Baca juga: Generasi Milenial & Gen Z Mendominasi Investor Pasar Modal Indonesia
Berdasarkan laporan terbaru dari Intelligent, platform konsultasi pendidikan dan karier mengungkapkan, banyak perusahaan ragu mempekerjakan Gen Z.
Sebuah survei terhadap hampir 1.000 manajer perekrutan mengungkapkan bahwa satu dari enam perusahaan enggan merekrut Gen Z karena mereka mudah tersinggung dan cenderung merasa dirinya sangat hebat.
Perbedaan antar-generasi tersebut memengaruhi cara Gen Z berinteraksi dengan dunia, termasuk di lingkup pekerjaan mereka. Nah Genhype, berikut adalah beberapa penyebab kenapa Gen-Z sulit mendapat pekerjaan.
Salah satu kritik paling umum terhadap Gen Z dari Gen Milenial hingga Baby Boomer adalah kurangnya motivasi dalam bekerja. Semua orang membicarakan keengganan Gen Z untuk bekerja keras demi apa yang ingin mereka capai dalam hidup.
Hal ini tentu ada sebabnya. Gen Z menyaksikan secara langsung ketidakstabilan industri pada era pandemi. Perusahaan besar memecat dan melakukan pemotongan gaji terhadap karyawannya yang loyal.
Dari sudut pandang ini, para Gen Z mungkin telah mengembangkan rasa skeptisisme mengenai jalur karier tradisional. Mereka akhirnya enggan terjun ke bidang pekerjaan yang tidak menawarkan banyak stabilitas.

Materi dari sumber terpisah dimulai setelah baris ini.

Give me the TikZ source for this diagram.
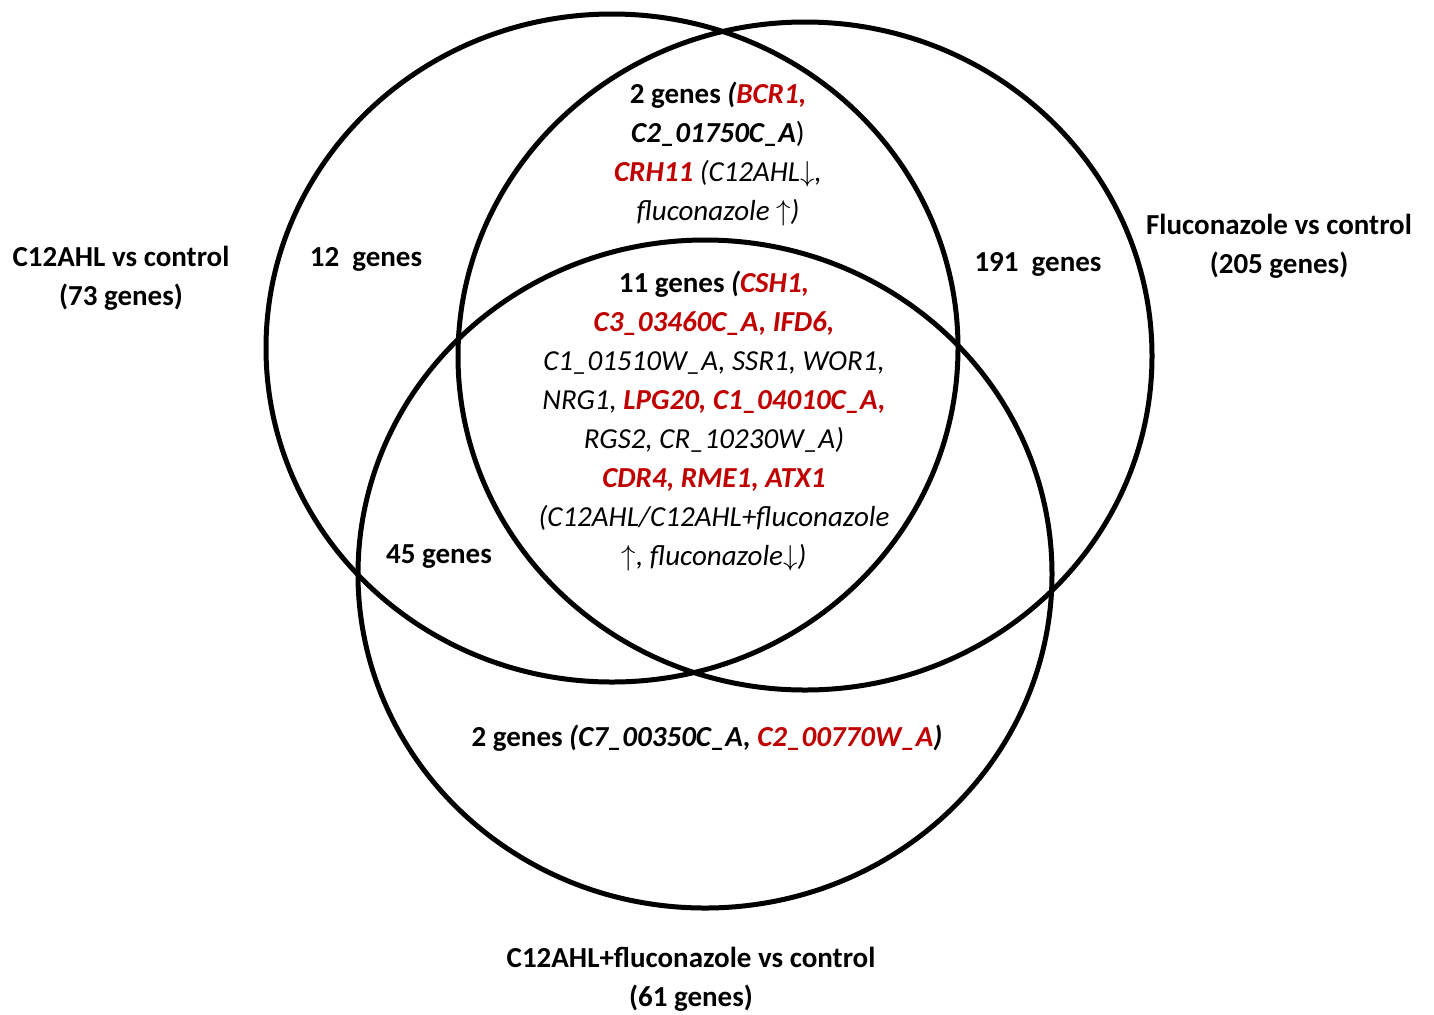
\documentclass[tikz,border=0pt]{standalone}
\usepackage{fontspec}
\setmainfont{Carlito}
\definecolor{genered}{RGB}{192,0,0}
\newcommand{\labelsize}{\fontsize{14.5}{19.5}\selectfont}
\tikzstyle{set}=[line width=2.5pt]
\tikzstyle{count}=[font=\labelsize\bfseries, align=center]
\tikzstyle{genelist}=[font=\labelsize, align=center]
\newcommand{\up}{$\uparrow$}
\newcommand{\down}{$\downarrow$}
\newcommand{\hit}[1]{\textcolor{genered}{\textbf{\textit{#1}}}}

\begin{document}
\begin{tikzpicture}[x=0.5pt, y=-0.5pt, inner sep=0pt]
  \useasboundingbox (0,0) rectangle (1434,1014);
  % the three sets
  \draw[set] (612,348) ellipse [x radius=346, y radius=334];
  \draw[set] (805,356) ellipse [x radius=347, y radius=334];
  \draw[set] (705,574) ellipse [x radius=347, y radius=334];
  % set names
  \node[count] (ahl) at (121,278) {C12AHL vs control\\(73 genes)};
  \node[count] (flu) at (1279,246) {Fluconazole vs control\\(205 genes)};
  \node[count] (combo) at (691,979) {C12AHL+fluconazole vs control\\(61 genes)};
  % counts
  \node[count] (ahlonly) at (366,259) {12~~genes};
  \node[count] (fluonly) at (1038,264) {191~~genes};
  \node[count] (ahlcombo) at (439,557) {45 genes};
  \node[genelist] (ahlflu) at (718,154)
    {\textbf{2 genes \textit{(}}\hit{BCR1,}\\
     \textbf{\textit{C2\_01750C\_A}})\\
     \hit{CRH11} \textit{(C12AHL\down,}\\
     \textit{fluconazole \up)}};
  \node[genelist] (core) at (714,421)
    {\textbf{11 genes \textit{(}}\hit{CSH1,}\\
     \hit{C3\_03460C\_A, IFD6,}\\
     \textit{C1\_01510W\_A, SSR1, WOR1,}\\
     \textit{NRG1,} \hit{LPG20, C1\_04010C\_A,}\\
     \textit{RGS2, CR\_10230W\_A)}\\
     \hit{CDR4, RME1, ATX1}\\
     \textit{(C12AHL/C12AHL+fluconazole}\\
     \up\textit{, fluconazole}\down\textit{)}};
  \node[genelist] (flucombo) at (707,738)
    {\textbf{2 genes \textit{(C7\_00350C\_A,} }\hit{C2\_00770W\_A}\textbf{\textit{)}}};
\end{tikzpicture}
\end{document}
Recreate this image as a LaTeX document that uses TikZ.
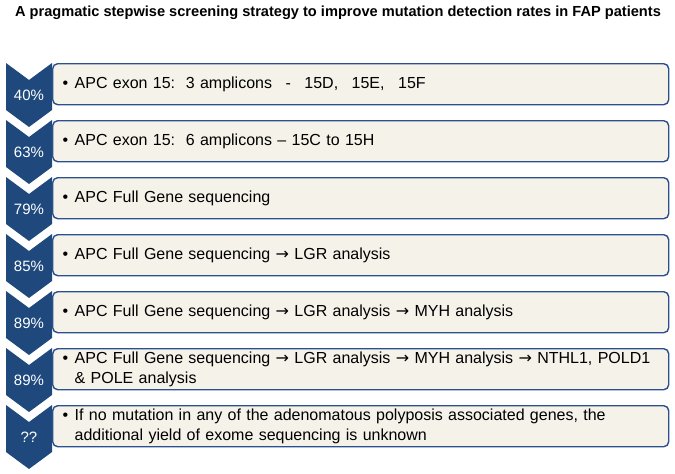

Karyawan Gen Z sangat peduli dengan kesehatan mentalnya. Mereka sering membahas pentingnya kesejahteraan mental dan mencari dukungan ketika benar-benar diperlukan. Saat mulai merasakan burn out, mereka akan mengambil rehat sejenak dari pekerjaan untuk healing.
Sayangnya, aktivitas healing ini kadang-kadang dicap malas oleh generasi yang lebih tua. Mereka mungkin melihat waktu yang dihabiskan untuk istirahat tersebut sebagai kurangnya etos kerja, tanpa mempertimbangkan konteks kesehatan mental di balik keputusan tersebut.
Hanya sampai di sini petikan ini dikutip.